Brad DeLong recommends this plan from Susan Woodward, Robert Hall, and Jeremy Bulow as “the cleverest plan I have yet seen.”
And, indeed, it is clever. Here’s the plan in chart form:
The other two columns show the balance sheets of the new good bank and bad bank. The good bank will continue to operate under the Citi brands as a well-capitalized operating entity. The bad bank will be a financial fund with no operating functions. The good bank gets the short-terms assets and the “other” assets because many of these are related to its operating activities. It gets the better half of the long-term assets, taken to have book value, while the bad bank gets the poor half, where the impairment has already occurred and suspicions of further price declines persist. The bad bank holds the valuable equity in the good bank to the tune of $427 billion.

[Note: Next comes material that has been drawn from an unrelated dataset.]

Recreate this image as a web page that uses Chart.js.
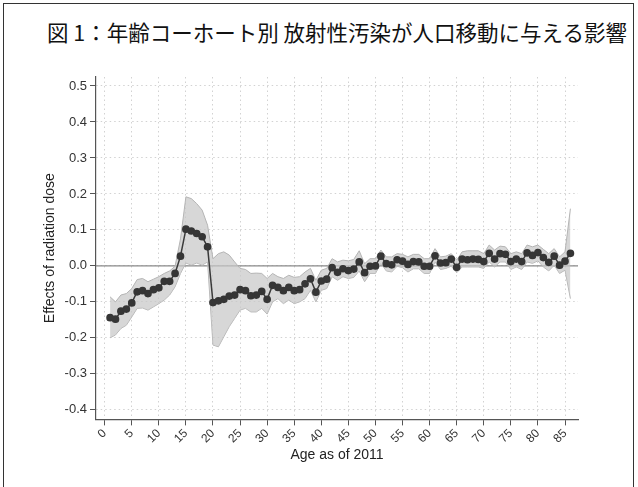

The deposits remain as liabilities of the good bank. Because the good bank is heavily capitalized, the deposits are safe. Most are uninsured, so the creation of the good bank eliminates the danger of a run on the bank by those depositors. All of the debt goes to the bad bank. The holders of the debt were never promised a government guarantee. The shareholders in Citicorp become the shareholders in the bad bank. They are indirectly shareholders in the good bank as well, because the bad bank owns the good bank.
The bad bank is thinly capitalized. In fact, it has exactly the same amount of capital that Citi had in the first place. With further declines in the values of the troubled assets, the bad bank may become insolvent. In that case, the bondholders will need to negotiate diminished values or the bad bank will need to be reorganized. In either case, the shareholders will lose all their value, just as they would have lost that value had Citi not been divided and there had been no further bailout from the government. The bondholders will lose part of their value, because there is no reason or justification for bailing them out.
This seems suspiciously like magic, so I’d like to know what others with some expertise have to say.